Have you ever been in a presentation, where the speaker was obviously an expert but they just couldn't convey their ideas to the audience leaving them confused and uninspired?

In the past, I've written about the challenges of being an expert. Expertise can limit our ability to be radically creative and open to suggestion causing us to miss opportunities for disruptive innovation. There has been some great research in this area by William Torbert and David Rooke that looks at "experts" in the context of one of the seven ways people lead. Here is a quotation from their HBR Article, "Seven Transformations of Leadership"

"Experts are great individual contributors because of their pursuit of continuous improvement, efficiency, and perfection. But as managers, they can be problematic because they are so completely sure they are right. They will frequently treat the opinion of people less expert than themselves with contempt."

"Expertise" has several implications to the social computing world, including the long-tail value of "non-experts", self-organization, and creating a collaboration culture. In this post however, I thought I'd talk to the specific challenges expertise has on our ability to communicate and inspire.

The term "curse of knowledge" is one I borrowed from the Heath brothers, Chip and Dan who put out the very popular book, "Made to Stick: Why some ideas survive and others die". It's a great book, and quite practical. In their research, they examine why some concepts (even completely false ones) are memorable and others are forgotten (even the best, most innovative ideas).

Chip & Dan demonstrate through examples how the more you know, the harder it is to "not know" or remember what it was like to not understand. An experts' communications can become crammed with details that the casual recipient either doesn't understand, doesn't care about, or will soon forget anyways due to information overload.

For those trying to promote a culture of collaboration, and the adoption of Enterprise 2.0 technology, we can become victims of our own knowledge. Sometimes this manifests itself as a laundry list of different technologies, often accompanied by a list of technical terms and a series of acronyms. Sometimes we drive into extreme detail on theory and academic research. Sure, to other social computing enthusiasts the concept of weak ties and centrality in social networks may be fascinating but will this win over the masses?

So what would Chip & Dan recommend to E2.0 evangelists looking to create a compelling message that is "sticky"? Well, they summarize the key principles of memorable messages in the acronym SUCCES.

Simple — find the core of any idea. Focus on that.
Unexpected — grab people's attention by surprising them
Concrete — make sure an idea is real and not too theoretical
Credibility — give an idea believability allow people to test it themselves.
Emotion — help people see the importance of an idea by tapping emotions
Stories — Stories are great ways to achieve all above.

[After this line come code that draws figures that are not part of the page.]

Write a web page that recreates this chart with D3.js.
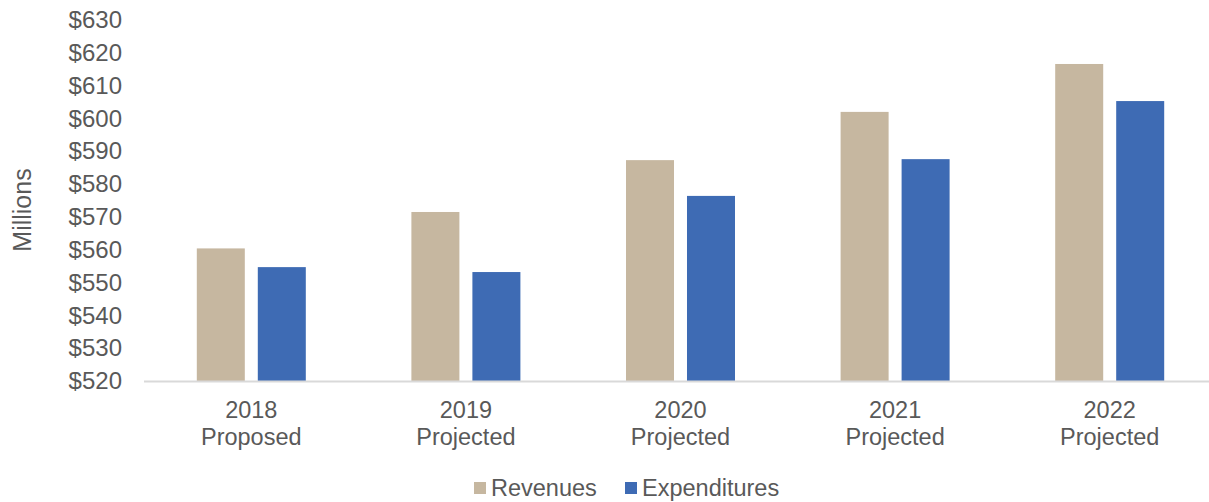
<!DOCTYPE html>
<html>
  <head>
    <script src="https://d3js.org/d3.v7.min.js"></script>
  </head>
  <body style="margin:0">
    <svg class="chart" width="1209" height="502"></svg>
    <script>
// Data
var years = ["2018", "2019", "2020", "2021", "2022"];
var kinds = ["Proposed", "Projected", "Projected", "Projected", "Projected"];
var seriesNames = ["Revenues", "Expenditures"];
var revenues = [560.4, 571.5, 587.3, 602.0, 616.6];
var expenditures = [554.7, 553.2, 576.4, 587.6, 605.3];
var yTicks = [520, 530, 540, 550, 560, 570, 580, 590, 600, 610, 620, 630];

var colors = { Revenues: "#c6b7a0", Expenditures: "#3e6bb4" };

var svg = d3.select("svg"),
    width = +svg.attr("width"),
    height = +svg.attr("height");

var margin = { left: 144, right: -8, top: 20, bottom: 121 };
var plotBottom = height - margin.bottom;

var rows = years.map(function (y, i) {
  return { year: y, kind: kinds[i], Revenues: revenues[i], Expenditures: expenditures[i] };
});

// Scales
var x0 = d3.scaleBand()
    .domain(years)
    .range([margin.left, width - margin.right]);
var groupW = 109;
var x1 = d3.scaleBand()
    .domain(seriesNames)
    .range([(x0.bandwidth() - groupW) / 2, (x0.bandwidth() + groupW) / 2])
    .paddingInner(0.213);
var y = d3.scaleLinear()
    .domain([520, 630])
    .range([plotBottom, margin.top]);

var font = "Liberation Sans, Arial, sans-serif";
var textColor = "#595959";

// Y axis labels (no line)
var yAxis = svg.append("g")
    .attr("transform", "translate(" + (margin.left - 22) + ",0)")
    .call(d3.axisLeft(y).tickValues(yTicks).tickSize(0).tickPadding(0)
      .tickFormat(function (d) { return "$" + d; }));
yAxis.select(".domain").remove();
yAxis.selectAll("text")
    .attr("fill", textColor)
    .style("font-family", font)
    .style("font-size", "24px");

// Axis title
svg.append("text")
    .attr("transform", "translate(31," + 210 + ") rotate(-90)")
    .attr("text-anchor", "middle")
    .attr("fill", textColor)
    .style("font-family", font)
    .style("font-size", "25px")
    .text("Millions");

// Bars
svg.append("g")
  .selectAll("g")
  .data(rows)
  .enter().append("g")
    .attr("transform", function (d) { return "translate(" + x0(d.year) + ",0)"; })
  .selectAll("rect")
  .data(function (d) { return seriesNames.map(function (k) { return { key: k, value: d[k] }; }); })
  .enter().append("rect")
    .attr("x", function (d) { return x1(d.key); })
    .attr("width", x1.bandwidth())
    .attr("y", function (d) { return y(d.value); })
    .attr("height", function (d) { return plotBottom - y(d.value); })
    .attr("fill", function (d) { return colors[d.key]; });

// X axis line
svg.append("line")
    .attr("x1", margin.left)
    .attr("x2", width)
    .attr("y1", plotBottom + 0.5)
    .attr("y2", plotBottom + 0.5)
    .attr("stroke", "#d9d9d9")
    .attr("stroke-width", 2);

// X labels
var xl = svg.append("g").selectAll("text")
  .data(rows)
  .enter().append("text")
    .attr("x", function (d) { return x0(d.year) + x0.bandwidth() / 2; })
    .attr("text-anchor", "middle")
    .attr("fill", textColor)
    .style("font-family", font)
    .style("font-size", "23.5px");
xl.append("tspan").attr("y", 418).text(function (d) { return d.year; });
xl.append("tspan")
    .attr("x", function (d) { return x0(d.year) + x0.bandwidth() / 2; })
    .attr("y", 445).text(function (d) { return d.kind; });

// Legend
var legend = svg.append("g").attr("transform", "translate(474,0)");
var legendX = [0, 151];
var items = legend.selectAll("g")
  .data(seriesNames)
  .enter().append("g")
    .attr("transform", function (d, i) { return "translate(" + legendX[i] + ",0)"; });
items.append("rect")
    .attr("y", 482)
    .attr("width", 12)
    .attr("height", 12)
    .attr("fill", function (d) { return colors[d]; });
items.append("text")
    .attr("x", 17)
    .attr("y", 496)
    .attr("fill", textColor)
    .style("font-family", font)
    .style("font-size", "23.5px")
    .text(function (d) { return d; });
</script>
  </body>
</html>
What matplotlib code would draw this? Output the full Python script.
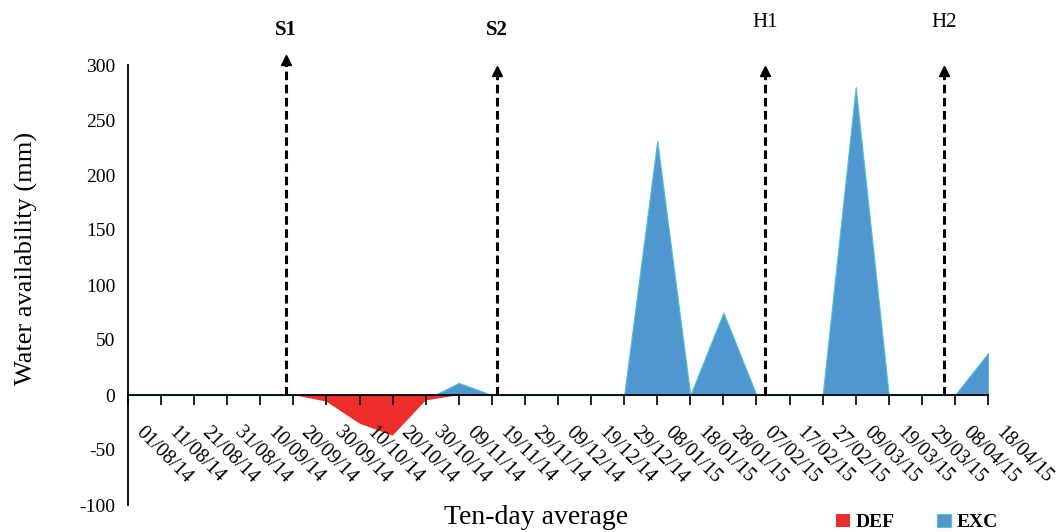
import matplotlib.pyplot as plt
from matplotlib.transforms import ScaledTranslation

plt.rcParams['font.family'] = ['Liberation Serif', 'DejaVu Serif']
plt.rcParams['axes.unicode_minus'] = False

# ten-day periods
dates = ['01/08/14', '11/08/14', '21/08/14', '31/08/14', '10/09/14', '20/09/14',
         '30/09/14', '10/10/14', '20/10/14', '30/10/14', '09/11/14', '19/11/14',
         '29/11/14', '09/12/14', '19/12/14', '29/12/14', '08/01/15', '18/01/15',
         '28/01/15', '07/02/15', '17/02/15', '27/02/15', '09/03/15', '19/03/15',
         '29/03/15', '08/04/15', '18/04/15']

# water deficit / excess (mm)
deficit = [0, 0, 0, 0, 0, 0, -6, -26, -37, -5, 0, 0, 0, 0, 0, 0, 0, 0,
           0, 0, 0, 0, 0, 0, 0, 0, 0]
excess = [0, 0, 0, 0, 0, 0, 0, 0, 0, -4, 11, 0, 0, 0, 0, 0, 231, 0,
          75, 0, 0, 0, 280, 0, 0, 0, 38]

# sowing / harvest markers (position on category axis)
event_names = ['S1', 'S2', 'H1', 'H2']
event_pos = [4.78, 11.16, 19.27, 24.67]
event_top = [309, 299, 299, 299]
event_bold = [True, True, False, False]

fig = plt.figure(figsize=(10.61, 5.32), dpi=100)
ax = fig.add_axes([128 / 1061, 27 / 532, 860 / 1061, 440 / 532])

x = list(range(len(dates)))
ax.fill_between(x, excess, 0, facecolor='#5096CF', edgecolor='#4CC3D6',
                linewidth=0.8, label='EXC')
ax.fill_between(x, deficit, 0, facecolor='#EE2D2D', edgecolor='none',
                linewidth=0, label='DEF')

for name, pos, top, bold in zip(event_names, event_pos, event_top, event_bold):
    ax.plot([pos, pos], [0, top - 8], color='black', linewidth=2.2,
            linestyle=(0, (2.8, 1.5)), clip_on=False, zorder=4)
    ax.plot(pos, top - 4, marker='^', color='black', markersize=7,
            clip_on=False, zorder=5)
    label_y = 332 if bold else 339
    ax.text(pos, label_y, name, ha='center', va='center', fontsize=15,
            fontweight='bold' if bold else 'normal', clip_on=False)

ax.set_xlim(0, len(dates) - 1)
ax.set_ylim(-100, 300)
ax.set_yticks(range(-100, 301, 50))
ax.tick_params(axis='y', length=0, pad=9, labelsize=14)

ax.spines['top'].set_visible(False)
ax.spines['right'].set_visible(False)
ax.spines['bottom'].set_position(('data', 0))
ax.spines['bottom'].set_linewidth(1.3)
ax.spines['left'].set_linewidth(1.3)

ax.set_xticks(x, dates, rotation=-45, ha='left', va='top',
              rotation_mode='anchor', fontsize=14.5)
ax.tick_params(axis='x', length=7, width=1.2, pad=13)
for lab in ax.get_xticklabels():
    lab.set_transform(lab.get_transform() + ScaledTranslation(0.17, 0, fig.dpi_scale_trans))

ax.set_ylabel('Water availability (mm)', fontsize=19)
ax.yaxis.set_label_coords(-0.105, 0.56)
ax.set_xlabel('Ten-day average', fontsize=20, va='top')
ax.xaxis.set_label_coords(0.474, 0.0)

handles, labels = ax.get_legend_handles_labels()
fig.legend(handles[::-1], labels[::-1], loc='center left',
           bbox_to_anchor=(836 / 1061, 0.018), ncol=2, frameon=False,
           handlelength=0.7, handleheight=0.7, handletextpad=0.3,
           columnspacing=2.2, borderpad=0, borderaxespad=0,
           prop={'weight': 'bold', 'size': 14})

fig.savefig('out.png', dpi=100)
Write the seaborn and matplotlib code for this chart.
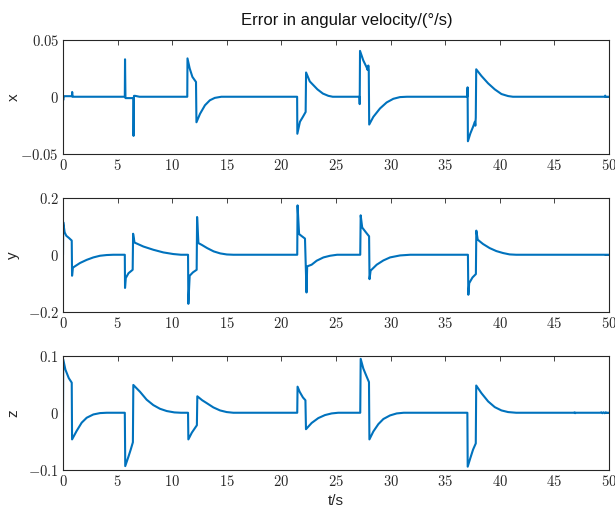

I try to incorporate these principles when crafting communications, to help inspire folks around the potential of social computing and collaboration. Hopefully it'll help you too. If you have stories that have worked for you I'd love to hear them!

4 comments:

Nimmy said...

I've been subconsciously adopting some of these ideas from the time I started off as a KM practitioner partly because it fits in with my own areas of interest and approaches. It definitely works. The degree of success depends on how much of walking the talk we do...! I'd like to also point out that integrating the Tipping Point concepts makes this an even better proposition...communication, championing and contextual ideas.

Anonymous said...

I would like to share a story from my consulting experience. Many years ago after we had just formed Gellman Hayward we discovered a fellow, Bob Schaffer, who seemed to know alot about the consulting process and we invited him to do a workshop to the all of our consultants. When he saw how young some of them were he was a bit taken aback.
However he said that he would know he was reaching the people if they said "he is not saying anything new but just in a different way."
The day at the morning break in the washroom I heard someone say those exact words.
I think when people give us praise for a great presentation, they are really separating themselves from the ideas.
The chances of retaining or using things when you leave a workshop on a high is very low but gives the presenter a big rush.
Staying within the readiness of the audience is not as good for the ego but I think is far more effective. What do you think?

Andrew said...

Great post, and great book. Introducing social computing platforms - like any technology, process, etc - requires good communication and lots of communication, but timing and context are also important. I might break this down in to a few phases where "sticky" messages might be crafted and pushed:

1. Understanding - helping people to understand the need for a new network. This can be done by highlighting opportunities or by highlighting problems with the old way.

2. Envisage - communicate the vision for the application.

3. Motivate - communications that will create a sense of urgency and appetite for adopting the new.

4. Consolidate - celebrate successes and communicate other metrics of new initiative.

Stephanie Barnes said...

Great post, I like the SUCCES acronym. In the end it comes down to understanding where people are and meeting them there, not demanding that they meet you where you are; something that is easier said than done sometimes.